▶ Task data:

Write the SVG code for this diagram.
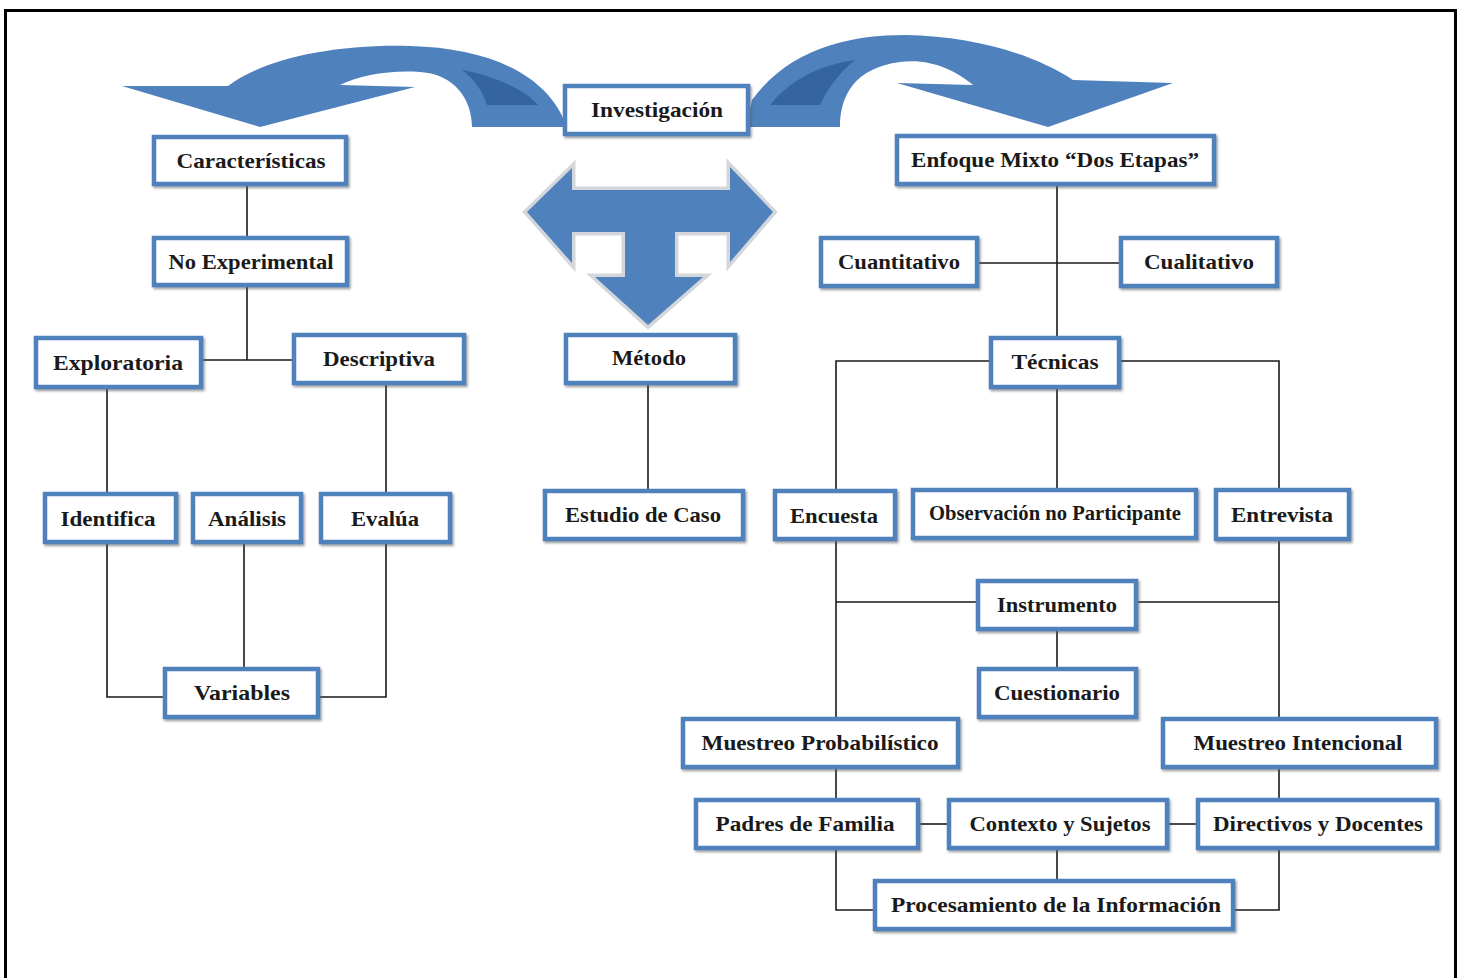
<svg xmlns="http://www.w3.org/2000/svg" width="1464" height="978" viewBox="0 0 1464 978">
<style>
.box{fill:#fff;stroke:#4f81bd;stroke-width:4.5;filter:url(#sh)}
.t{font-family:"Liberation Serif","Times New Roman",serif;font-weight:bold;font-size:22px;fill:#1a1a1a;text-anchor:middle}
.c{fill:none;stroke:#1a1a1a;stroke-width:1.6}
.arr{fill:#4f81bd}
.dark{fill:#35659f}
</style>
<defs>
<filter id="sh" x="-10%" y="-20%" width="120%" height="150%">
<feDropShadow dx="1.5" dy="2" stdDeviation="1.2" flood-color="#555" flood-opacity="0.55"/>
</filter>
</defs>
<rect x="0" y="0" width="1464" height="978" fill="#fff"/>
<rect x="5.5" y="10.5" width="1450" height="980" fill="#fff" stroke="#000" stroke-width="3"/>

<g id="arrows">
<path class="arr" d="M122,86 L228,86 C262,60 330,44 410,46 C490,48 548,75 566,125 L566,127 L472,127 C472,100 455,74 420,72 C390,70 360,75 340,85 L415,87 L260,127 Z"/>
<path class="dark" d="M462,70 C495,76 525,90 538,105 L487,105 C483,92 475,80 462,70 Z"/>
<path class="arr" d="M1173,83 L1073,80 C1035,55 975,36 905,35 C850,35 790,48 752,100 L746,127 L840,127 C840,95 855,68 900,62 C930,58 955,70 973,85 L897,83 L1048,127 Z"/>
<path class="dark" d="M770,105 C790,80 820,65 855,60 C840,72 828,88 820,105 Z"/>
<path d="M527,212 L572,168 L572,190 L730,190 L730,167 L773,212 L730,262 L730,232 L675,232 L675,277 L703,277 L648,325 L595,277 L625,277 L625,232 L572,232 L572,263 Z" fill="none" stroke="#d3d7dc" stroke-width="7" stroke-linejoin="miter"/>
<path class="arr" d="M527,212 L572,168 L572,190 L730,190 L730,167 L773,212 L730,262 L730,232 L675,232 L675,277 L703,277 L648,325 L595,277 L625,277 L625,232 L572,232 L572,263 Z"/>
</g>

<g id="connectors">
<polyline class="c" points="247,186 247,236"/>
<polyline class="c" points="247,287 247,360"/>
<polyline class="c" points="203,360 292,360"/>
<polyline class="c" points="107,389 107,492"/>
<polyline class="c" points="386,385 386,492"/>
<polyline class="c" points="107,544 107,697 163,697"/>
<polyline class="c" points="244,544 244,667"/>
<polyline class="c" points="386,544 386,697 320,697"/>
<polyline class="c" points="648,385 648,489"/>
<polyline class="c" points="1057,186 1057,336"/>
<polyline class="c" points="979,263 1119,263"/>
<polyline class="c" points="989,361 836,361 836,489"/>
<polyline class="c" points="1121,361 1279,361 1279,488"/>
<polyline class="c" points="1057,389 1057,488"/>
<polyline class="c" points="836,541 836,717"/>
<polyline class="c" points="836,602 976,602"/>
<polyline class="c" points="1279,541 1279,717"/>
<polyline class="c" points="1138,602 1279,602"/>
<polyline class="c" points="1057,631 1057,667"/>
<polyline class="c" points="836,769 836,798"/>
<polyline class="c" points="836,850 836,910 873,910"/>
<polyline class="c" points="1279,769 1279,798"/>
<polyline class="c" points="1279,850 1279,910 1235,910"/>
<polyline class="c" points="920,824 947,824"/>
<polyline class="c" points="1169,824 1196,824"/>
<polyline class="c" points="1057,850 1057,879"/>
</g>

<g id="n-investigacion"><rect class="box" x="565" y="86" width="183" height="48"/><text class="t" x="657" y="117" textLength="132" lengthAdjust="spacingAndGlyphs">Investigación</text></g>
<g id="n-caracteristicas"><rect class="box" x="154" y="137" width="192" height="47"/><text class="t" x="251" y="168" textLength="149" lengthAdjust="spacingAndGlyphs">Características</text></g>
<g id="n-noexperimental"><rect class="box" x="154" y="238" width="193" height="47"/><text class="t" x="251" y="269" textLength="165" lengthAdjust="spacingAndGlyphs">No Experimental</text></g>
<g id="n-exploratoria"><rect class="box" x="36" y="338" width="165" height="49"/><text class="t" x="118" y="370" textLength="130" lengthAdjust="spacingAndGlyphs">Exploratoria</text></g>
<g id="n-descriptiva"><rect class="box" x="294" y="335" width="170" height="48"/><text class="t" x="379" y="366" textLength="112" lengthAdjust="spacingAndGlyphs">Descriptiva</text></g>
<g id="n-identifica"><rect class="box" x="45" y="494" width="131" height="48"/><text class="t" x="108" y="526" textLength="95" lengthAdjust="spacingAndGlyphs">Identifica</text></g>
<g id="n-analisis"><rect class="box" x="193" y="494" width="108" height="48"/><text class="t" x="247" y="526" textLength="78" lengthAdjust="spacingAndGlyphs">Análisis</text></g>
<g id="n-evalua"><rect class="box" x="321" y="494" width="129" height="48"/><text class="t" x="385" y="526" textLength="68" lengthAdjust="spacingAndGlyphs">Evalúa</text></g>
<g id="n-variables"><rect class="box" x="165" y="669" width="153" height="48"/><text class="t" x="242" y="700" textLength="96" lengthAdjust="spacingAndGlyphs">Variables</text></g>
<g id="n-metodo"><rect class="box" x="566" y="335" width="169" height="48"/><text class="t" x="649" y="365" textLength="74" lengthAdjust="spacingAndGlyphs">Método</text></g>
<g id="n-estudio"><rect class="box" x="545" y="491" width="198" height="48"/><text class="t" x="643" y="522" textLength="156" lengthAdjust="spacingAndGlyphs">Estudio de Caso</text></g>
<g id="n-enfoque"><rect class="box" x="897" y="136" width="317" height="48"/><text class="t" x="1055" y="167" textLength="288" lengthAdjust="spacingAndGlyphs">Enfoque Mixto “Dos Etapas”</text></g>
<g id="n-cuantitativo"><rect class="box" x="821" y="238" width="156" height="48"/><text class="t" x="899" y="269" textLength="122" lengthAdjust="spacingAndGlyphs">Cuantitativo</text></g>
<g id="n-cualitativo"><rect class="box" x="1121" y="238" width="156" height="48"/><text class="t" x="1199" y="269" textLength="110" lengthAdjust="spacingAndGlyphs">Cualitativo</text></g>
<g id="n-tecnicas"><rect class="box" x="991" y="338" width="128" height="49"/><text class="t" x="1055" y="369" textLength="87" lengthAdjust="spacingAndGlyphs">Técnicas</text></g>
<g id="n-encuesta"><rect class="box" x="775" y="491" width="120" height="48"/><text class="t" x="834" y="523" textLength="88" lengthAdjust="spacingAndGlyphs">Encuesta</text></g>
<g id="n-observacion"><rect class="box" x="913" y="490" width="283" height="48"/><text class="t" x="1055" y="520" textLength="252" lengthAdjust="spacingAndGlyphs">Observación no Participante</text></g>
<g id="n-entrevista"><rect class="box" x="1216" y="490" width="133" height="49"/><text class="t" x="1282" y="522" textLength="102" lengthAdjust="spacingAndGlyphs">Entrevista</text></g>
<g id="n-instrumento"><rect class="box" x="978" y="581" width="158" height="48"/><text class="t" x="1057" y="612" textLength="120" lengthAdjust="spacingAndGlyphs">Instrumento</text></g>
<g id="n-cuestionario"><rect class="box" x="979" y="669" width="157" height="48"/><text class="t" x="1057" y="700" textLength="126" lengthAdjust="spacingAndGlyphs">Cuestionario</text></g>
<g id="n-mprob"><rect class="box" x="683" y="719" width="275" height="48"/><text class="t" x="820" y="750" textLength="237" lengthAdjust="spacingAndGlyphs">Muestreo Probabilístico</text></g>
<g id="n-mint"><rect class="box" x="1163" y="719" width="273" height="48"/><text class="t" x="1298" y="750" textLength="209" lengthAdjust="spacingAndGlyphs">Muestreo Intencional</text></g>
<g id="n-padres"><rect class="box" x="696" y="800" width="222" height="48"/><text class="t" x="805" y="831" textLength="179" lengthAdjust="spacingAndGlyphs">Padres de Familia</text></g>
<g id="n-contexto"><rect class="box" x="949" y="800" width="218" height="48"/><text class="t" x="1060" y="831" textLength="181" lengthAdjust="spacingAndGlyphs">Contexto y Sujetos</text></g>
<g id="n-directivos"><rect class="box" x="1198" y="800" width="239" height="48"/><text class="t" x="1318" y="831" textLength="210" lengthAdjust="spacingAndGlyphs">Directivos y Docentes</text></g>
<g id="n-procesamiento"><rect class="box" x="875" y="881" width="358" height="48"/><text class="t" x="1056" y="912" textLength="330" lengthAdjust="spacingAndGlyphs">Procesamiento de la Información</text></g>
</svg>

==

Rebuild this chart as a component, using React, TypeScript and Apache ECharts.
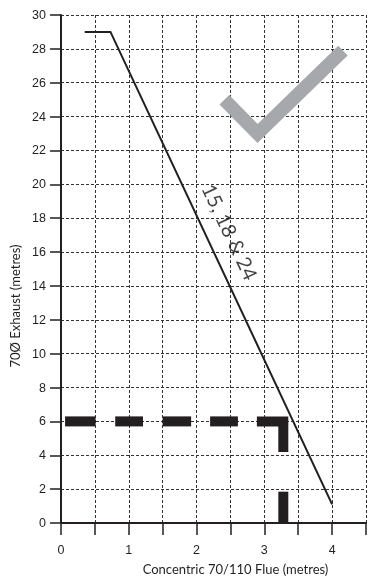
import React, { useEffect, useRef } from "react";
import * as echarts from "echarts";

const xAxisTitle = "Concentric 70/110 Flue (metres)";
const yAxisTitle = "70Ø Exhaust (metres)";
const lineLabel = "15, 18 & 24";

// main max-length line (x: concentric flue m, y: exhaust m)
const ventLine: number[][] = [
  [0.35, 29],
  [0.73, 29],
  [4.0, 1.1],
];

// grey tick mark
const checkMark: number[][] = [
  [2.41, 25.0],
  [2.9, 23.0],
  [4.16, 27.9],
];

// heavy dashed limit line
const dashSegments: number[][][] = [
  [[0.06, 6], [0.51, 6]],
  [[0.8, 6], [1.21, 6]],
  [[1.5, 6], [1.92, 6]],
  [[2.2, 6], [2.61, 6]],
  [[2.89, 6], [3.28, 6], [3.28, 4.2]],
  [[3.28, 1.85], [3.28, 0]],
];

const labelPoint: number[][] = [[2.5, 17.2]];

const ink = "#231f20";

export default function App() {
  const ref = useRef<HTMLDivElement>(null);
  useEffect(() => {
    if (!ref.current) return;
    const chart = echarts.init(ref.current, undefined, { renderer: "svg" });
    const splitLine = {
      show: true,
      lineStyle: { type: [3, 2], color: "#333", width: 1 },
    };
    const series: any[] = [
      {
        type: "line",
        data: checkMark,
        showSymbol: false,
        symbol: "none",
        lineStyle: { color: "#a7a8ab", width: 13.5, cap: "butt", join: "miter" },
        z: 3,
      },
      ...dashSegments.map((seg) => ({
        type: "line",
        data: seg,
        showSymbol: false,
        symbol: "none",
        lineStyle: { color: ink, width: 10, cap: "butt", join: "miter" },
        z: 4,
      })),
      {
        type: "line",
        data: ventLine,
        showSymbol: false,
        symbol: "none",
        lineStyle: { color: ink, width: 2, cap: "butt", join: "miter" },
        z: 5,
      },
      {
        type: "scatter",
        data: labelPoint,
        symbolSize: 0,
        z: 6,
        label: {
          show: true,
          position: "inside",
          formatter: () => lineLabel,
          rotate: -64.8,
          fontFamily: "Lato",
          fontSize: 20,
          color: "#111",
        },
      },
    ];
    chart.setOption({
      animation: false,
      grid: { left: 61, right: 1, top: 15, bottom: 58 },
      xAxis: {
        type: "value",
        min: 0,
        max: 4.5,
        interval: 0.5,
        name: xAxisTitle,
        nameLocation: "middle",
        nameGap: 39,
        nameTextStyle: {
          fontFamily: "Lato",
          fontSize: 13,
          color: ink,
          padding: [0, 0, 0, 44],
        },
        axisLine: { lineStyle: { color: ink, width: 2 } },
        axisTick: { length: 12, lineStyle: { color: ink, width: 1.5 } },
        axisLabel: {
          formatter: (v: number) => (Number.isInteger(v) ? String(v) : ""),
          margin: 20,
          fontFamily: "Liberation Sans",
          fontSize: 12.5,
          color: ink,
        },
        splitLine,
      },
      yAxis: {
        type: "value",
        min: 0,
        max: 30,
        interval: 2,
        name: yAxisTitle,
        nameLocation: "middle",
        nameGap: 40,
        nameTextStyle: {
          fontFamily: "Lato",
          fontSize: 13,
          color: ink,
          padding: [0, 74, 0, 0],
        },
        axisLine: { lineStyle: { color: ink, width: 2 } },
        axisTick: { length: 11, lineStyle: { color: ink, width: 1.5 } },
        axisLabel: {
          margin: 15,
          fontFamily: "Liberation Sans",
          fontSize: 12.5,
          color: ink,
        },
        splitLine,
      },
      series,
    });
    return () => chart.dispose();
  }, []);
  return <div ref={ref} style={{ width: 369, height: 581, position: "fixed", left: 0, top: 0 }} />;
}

---

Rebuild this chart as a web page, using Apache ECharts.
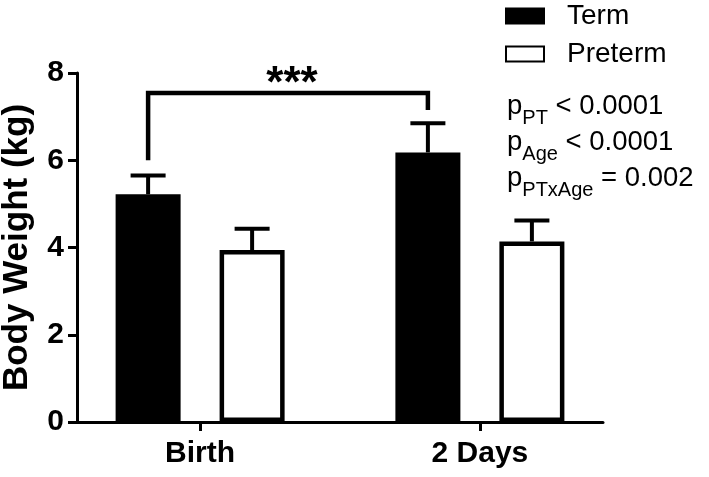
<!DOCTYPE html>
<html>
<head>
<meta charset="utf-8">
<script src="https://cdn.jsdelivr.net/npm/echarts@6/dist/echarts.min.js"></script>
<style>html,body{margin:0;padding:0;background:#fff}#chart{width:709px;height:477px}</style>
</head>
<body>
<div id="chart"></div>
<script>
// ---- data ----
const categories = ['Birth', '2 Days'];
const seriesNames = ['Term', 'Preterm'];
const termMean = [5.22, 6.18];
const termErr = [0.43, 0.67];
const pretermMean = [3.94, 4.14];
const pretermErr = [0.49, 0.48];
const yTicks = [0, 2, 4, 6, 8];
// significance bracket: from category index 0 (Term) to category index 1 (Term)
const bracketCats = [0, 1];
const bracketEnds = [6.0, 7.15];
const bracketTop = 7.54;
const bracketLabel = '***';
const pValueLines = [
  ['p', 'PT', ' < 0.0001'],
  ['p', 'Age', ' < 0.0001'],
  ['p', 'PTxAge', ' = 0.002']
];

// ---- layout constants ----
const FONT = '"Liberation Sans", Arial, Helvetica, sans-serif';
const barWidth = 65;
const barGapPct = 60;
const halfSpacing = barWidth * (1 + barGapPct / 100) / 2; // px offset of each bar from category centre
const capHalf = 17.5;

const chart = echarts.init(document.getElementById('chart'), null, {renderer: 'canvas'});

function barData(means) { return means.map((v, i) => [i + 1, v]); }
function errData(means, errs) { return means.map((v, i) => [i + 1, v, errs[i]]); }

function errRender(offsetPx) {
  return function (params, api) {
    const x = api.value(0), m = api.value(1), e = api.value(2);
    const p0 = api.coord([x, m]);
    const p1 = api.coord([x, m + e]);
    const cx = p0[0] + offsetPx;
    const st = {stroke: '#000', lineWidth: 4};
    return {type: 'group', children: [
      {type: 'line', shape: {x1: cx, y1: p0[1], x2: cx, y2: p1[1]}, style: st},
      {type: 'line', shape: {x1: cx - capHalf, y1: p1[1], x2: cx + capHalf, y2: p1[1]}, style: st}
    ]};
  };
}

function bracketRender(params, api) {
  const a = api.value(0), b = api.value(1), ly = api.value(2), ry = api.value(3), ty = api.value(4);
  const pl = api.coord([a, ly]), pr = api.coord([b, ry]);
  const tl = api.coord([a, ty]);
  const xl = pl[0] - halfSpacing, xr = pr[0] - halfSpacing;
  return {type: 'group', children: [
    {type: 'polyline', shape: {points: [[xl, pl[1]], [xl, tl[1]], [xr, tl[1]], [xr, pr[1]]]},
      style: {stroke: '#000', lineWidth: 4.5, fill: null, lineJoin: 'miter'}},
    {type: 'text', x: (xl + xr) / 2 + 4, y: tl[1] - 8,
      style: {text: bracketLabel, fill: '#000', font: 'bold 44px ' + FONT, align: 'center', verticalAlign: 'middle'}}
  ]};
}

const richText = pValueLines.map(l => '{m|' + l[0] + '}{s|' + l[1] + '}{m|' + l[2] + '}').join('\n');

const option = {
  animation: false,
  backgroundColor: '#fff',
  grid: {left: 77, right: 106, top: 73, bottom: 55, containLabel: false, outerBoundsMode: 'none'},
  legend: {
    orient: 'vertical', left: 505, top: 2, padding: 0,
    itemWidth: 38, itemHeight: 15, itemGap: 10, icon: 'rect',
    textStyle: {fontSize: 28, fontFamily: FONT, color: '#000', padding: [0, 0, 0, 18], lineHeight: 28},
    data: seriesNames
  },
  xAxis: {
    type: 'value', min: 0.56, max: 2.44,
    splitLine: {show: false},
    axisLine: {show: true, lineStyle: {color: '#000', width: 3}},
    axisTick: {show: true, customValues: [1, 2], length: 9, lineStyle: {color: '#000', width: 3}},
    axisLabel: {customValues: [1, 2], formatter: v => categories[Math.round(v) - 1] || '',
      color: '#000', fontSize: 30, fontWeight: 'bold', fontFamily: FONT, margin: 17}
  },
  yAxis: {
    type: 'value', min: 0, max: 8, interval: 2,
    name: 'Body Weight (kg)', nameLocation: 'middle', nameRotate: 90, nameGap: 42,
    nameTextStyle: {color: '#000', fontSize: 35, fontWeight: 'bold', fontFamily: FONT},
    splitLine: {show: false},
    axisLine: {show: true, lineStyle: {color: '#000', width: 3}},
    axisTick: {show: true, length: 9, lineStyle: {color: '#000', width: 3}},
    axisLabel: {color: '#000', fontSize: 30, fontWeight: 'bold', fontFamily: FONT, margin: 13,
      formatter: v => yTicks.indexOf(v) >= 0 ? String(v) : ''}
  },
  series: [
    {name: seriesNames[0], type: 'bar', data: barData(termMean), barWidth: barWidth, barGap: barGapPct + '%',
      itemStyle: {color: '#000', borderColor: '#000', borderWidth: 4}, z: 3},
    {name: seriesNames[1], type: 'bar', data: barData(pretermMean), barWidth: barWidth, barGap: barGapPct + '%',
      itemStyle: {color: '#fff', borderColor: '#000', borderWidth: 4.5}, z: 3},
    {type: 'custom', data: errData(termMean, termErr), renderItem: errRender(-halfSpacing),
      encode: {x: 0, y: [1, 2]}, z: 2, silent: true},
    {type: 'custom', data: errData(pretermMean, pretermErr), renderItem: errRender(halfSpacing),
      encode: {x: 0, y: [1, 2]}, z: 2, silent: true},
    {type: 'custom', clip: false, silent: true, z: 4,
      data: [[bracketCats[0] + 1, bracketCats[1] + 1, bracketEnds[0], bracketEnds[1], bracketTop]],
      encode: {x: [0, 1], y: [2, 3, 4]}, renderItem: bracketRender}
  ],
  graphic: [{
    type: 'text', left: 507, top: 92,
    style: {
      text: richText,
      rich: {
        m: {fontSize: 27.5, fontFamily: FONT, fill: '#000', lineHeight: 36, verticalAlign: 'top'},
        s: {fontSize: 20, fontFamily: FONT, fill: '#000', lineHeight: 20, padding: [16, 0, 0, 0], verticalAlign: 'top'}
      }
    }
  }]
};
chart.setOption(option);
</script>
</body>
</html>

▶ Problem statement:
Every line holding "Rebuild" should be copied out.

▶ Written solution:
Rebuild this chart as a component, using React, TypeScript and Apache ECharts.
Rebuild this chart as a web page, using Apache ECharts.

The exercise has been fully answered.